In what is statistically, at least, a once-in-a-millennium combination, the following will all occur [this March 21st]:

- Good Friday
- Purim, a Jewish festival celebrating the biblical book of Esther
- Narouz, the Persian New Year, which is observed with Islamic elaboration in Iran and all the “stan” countries, as well as by Zoroastrians and Baha’is.
- Eid Milad an Nabi, the Birth of the Prophet, which is celebrated by some but not all Sunni Muslims and, though officially beginning on Thursday, is often marked on Friday.
- Small Holi, Hindu, an Indian festival of bonfires, to be followed on Saturday by Holi, a kind of Mardi Gras.
- Magha Puja, a celebration of the Buddha’s first group of followers, marked primarily in Thailand.

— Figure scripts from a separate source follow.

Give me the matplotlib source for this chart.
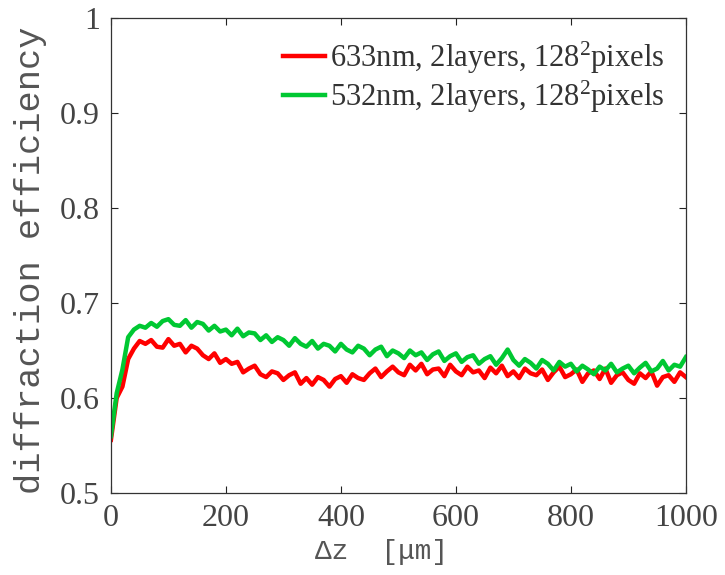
import matplotlib
matplotlib.use("Agg")
import matplotlib.pyplot as plt
import numpy as np

# delta z in um, one sample every 10 um
dz = list(range(0, 1001, 10))

eff633 = [
	0.556, 0.600, 0.612, 0.641, 0.652, 0.660, 0.657, 0.661, 0.654, 0.653,
	0.662, 0.655, 0.657, 0.648, 0.655, 0.652, 0.645, 0.641, 0.647, 0.637,
	0.641, 0.636, 0.638, 0.627, 0.631, 0.634, 0.625, 0.622, 0.628, 0.626,
	0.619, 0.624, 0.627, 0.615, 0.621, 0.614, 0.622, 0.619, 0.612, 0.620,
	0.623, 0.616, 0.625, 0.621, 0.619, 0.626, 0.631, 0.622, 0.628, 0.633,
	0.627, 0.624, 0.635, 0.629, 0.636, 0.625, 0.630, 0.631, 0.623, 0.635,
	0.628, 0.624, 0.633, 0.627, 0.629, 0.621, 0.632, 0.626, 0.634, 0.623,
	0.628, 0.621, 0.631, 0.626, 0.624, 0.630, 0.619, 0.627, 0.633, 0.622,
	0.625, 0.630, 0.617, 0.626, 0.629, 0.620, 0.631, 0.616, 0.624, 0.627,
	0.619, 0.615, 0.626, 0.621, 0.628, 0.613, 0.622, 0.624, 0.617, 0.627,
	0.622,
]

eff532 = [
	0.560, 0.605, 0.630, 0.664, 0.672, 0.676, 0.674, 0.679, 0.675, 0.681,
	0.683, 0.677, 0.676, 0.682, 0.674, 0.680, 0.678, 0.671, 0.676, 0.670,
	0.672, 0.666, 0.673, 0.665, 0.669, 0.668, 0.661, 0.666, 0.659, 0.664,
	0.661, 0.655, 0.663, 0.657, 0.654, 0.660, 0.652, 0.657, 0.655, 0.649,
	0.657, 0.651, 0.648, 0.655, 0.652, 0.645, 0.651, 0.654, 0.644, 0.650,
	0.647, 0.642, 0.650, 0.645, 0.648, 0.640, 0.646, 0.649, 0.639, 0.644,
	0.647, 0.638, 0.643, 0.645, 0.636, 0.641, 0.644, 0.635, 0.642, 0.651,
	0.640, 0.634, 0.641, 0.637, 0.631, 0.640, 0.636, 0.629, 0.638, 0.633,
	0.636, 0.628, 0.634, 0.630, 0.625, 0.633, 0.629, 0.636, 0.627, 0.631,
	0.634, 0.626, 0.632, 0.637, 0.628, 0.631, 0.639, 0.629, 0.635, 0.633,
	0.643,
]

labels = ["633nm, 2layers, 128$^2$pixels", "532nm, 2layers, 128$^2$pixels"]
colors = ["#ff0000", "#00c832"]

plt.rcParams["mathtext.fontset"] = "custom"
plt.rcParams["mathtext.rm"] = "Liberation Serif"
plt.rcParams["mathtext.it"] = "Liberation Serif"

fig = plt.figure(figsize=(7.25, 5.75), dpi=100)
ax = fig.add_axes([0.153, 0.1426, 0.793, 0.8261])

for y, lab, c in zip([eff633, eff532], labels, colors):
	ax.plot(dz, y, color=c, lw=3.2, label=lab)

ax.set_xlim(0, 1000)
ax.set_ylim(0.5, 1.0)
ax.set_xticks([0, 200, 400, 600, 800, 1000])
ax.set_yticks([0.5, 0.6, 0.7, 0.8, 0.9, 1.0])
ax.set_yticklabels(["0.5", "0.6", "0.7", "0.8", "0.9", "1"])

ax.tick_params(direction="in", length=5, width=0.8, top=True, right=True,
	labelsize=23, colors="#222222", pad=8)
for lbl in ax.get_xticklabels() + ax.get_yticklabels():
	lbl.set_family("Liberation Serif")
	lbl.set_color("#444444")
for sp in ax.spines.values():
	sp.set_color("#333333")
	sp.set_linewidth(0.9)

ax.set_xlabel("Δz  [μm]", family="Liberation Mono", fontsize=20, color="#555555")
ax.set_ylabel("diffraction efficiency", family="Liberation Mono", fontsize=25.5,
	color="#555555")
ax.xaxis.set_label_coords(0.47, -0.097)
ax.yaxis.set_label_coords(-0.112, 0.49)

leg = ax.legend(loc="upper right", frameon=False,
	prop={"family": "Liberation Serif", "size": 22},
	handlelength=1.4, handletextpad=0.15, labelspacing=0.1,
	borderaxespad=0.3)
for t in leg.get_texts():
	t.set_color("#333333")

fig.savefig("out.png", dpi=100)
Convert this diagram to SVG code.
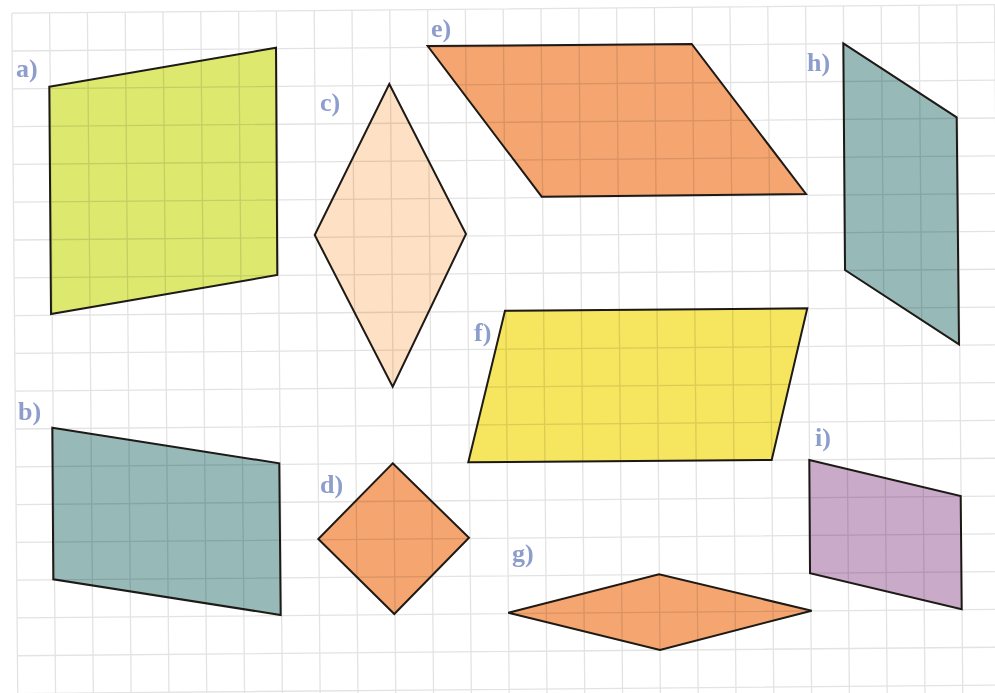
<svg xmlns="http://www.w3.org/2000/svg" width="995" height="693" viewBox="0 0 995 693">
  <style>
    .grid{fill:none;stroke:#e3e3e3;stroke-width:1.3}
    .shape{stroke:#1e1a16;stroke-width:2;stroke-linejoin:miter;mix-blend-mode:multiply}
    .lbl{font-family:"Liberation Serif","DejaVu Serif",serif;font-weight:bold;font-size:26px;fill:#8d9dcc}
    .yg{fill:#dde86e}
    .teal{fill:#97b9b8}
    .peach{fill:#fee1c4}
    .orange{fill:#f5a56f}
    .yellow{fill:#f6e55e}
    .mauve{fill:#c9aac9}
  </style>
  <rect x="0" y="0" width="995" height="693" fill="#ffffff"/>
  <g id="grid" transform="translate(0 1.6) rotate(-0.5)">
    <path class="grid" d="M11.7 11.7V700M49.5 11.7V700M87.3 11.7V700M125.1 11.7V700M162.9 11.7V700M200.7 11.7V700M238.5 11.7V700M276.3 11.7V700M314.1 11.7V700M351.9 11.7V700M389.7 11.7V700M427.5 11.7V700M465.3 11.7V700M503.1 11.7V700M540.9 11.7V700M578.7 11.7V700M616.5 11.7V700M654.3 11.7V700M692.1 11.7V700M729.9 11.7V700M767.7 11.7V700M805.5 11.7V700M843.3 11.7V700M881.1 11.7V700M918.9 11.7V700M956.7 11.7V700M994.5 11.7V700"/>
    <path class="grid" d="M11.7 11.7H1000M11.7 49.5H1000M11.7 87.3H1000M11.7 125.1H1000M11.7 162.9H1000M11.7 200.7H1000M11.7 238.5H1000M11.7 276.3H1000M11.7 314.1H1000M11.7 351.9H1000M11.7 389.7H1000M11.7 427.5H1000M11.7 465.3H1000M11.7 503.1H1000M11.7 540.9H1000M11.7 578.7H1000M11.7 616.5H1000M11.7 654.3H1000M11.7 692.1H1000"/>
  </g>
  <g id="shape-a">
    <polygon class="shape yg" points="49.3,86.7 276,47.7 277.3,275 51,314"/>
    <text class="lbl" x="16" y="77">a)</text>
  </g>
  <g id="shape-b">
    <polygon class="shape teal" points="52.3,427.7 279.3,463.3 280.7,615 53.3,579.3"/>
    <text class="lbl" x="18" y="420">b)</text>
  </g>
  <g id="shape-c">
    <polygon class="shape peach" points="389.3,84 466,234 392.7,386.7 314.7,235"/>
    <text class="lbl" x="320" y="111">c)</text>
  </g>
  <g id="shape-d">
    <polygon class="shape orange" points="392.7,463.3 469,537.7 394.3,614 318.3,539"/>
    <text class="lbl" x="320" y="493">d)</text>
  </g>
  <g id="shape-e">
    <polygon class="shape orange" points="427.7,46 691.7,44 806,194 541.7,196.7"/>
    <text class="lbl" x="431" y="37">e)</text>
  </g>
  <g id="shape-f">
    <polygon class="shape yellow" points="505,310.7 807.3,308.3 771.7,460 468.3,462.3"/>
    <text class="lbl" x="474" y="341">f)</text>
  </g>
  <g id="shape-g">
    <polygon class="shape orange" points="508.3,612.7 659,574.3 811.7,610.7 660,650"/>
    <text class="lbl" x="512" y="562">g)</text>
  </g>
  <g id="shape-h">
    <polygon class="shape teal" points="843.3,43.3 956.7,117.3 959,344.3 845,270"/>
    <text class="lbl" x="807" y="71">h)</text>
  </g>
  <g id="shape-i">
    <polygon class="shape mauve" points="809.3,460 960.7,496 961.7,609.3 810,573.3"/>
    <text class="lbl" x="815" y="446">i)</text>
  </g>
</svg>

“Half the world’s population is going to be celebrating something,” says Raymond Clothey, Professor Emeritus of Religious studies at the University of Pittsburgh…

Ed Reingold and Nachum Dershowitz, co-authors of the books Calendrical Calculations and Calendrical Tabulations, determined how often in the period between 1600 and 2400 A.D. Good Friday, Purim, Narouz and the Eid would occur in the same week. The answer is nine times in 800 years. Then they tackled the odds that they would converge on a two-day period. And the total is… only once: tomorrow. And that’s not even counting Magha Puja and Small Holi.

Something’s in alignment somewhere, cosmically.

Of course, I’m left out of this little ecumenical group hug, because the Eastern Orthodox Church observes a different calendar for Easter (April 27th this year — more than a month away). I’ll just have to appreciate today merely for its secularly-inherent Fridayness.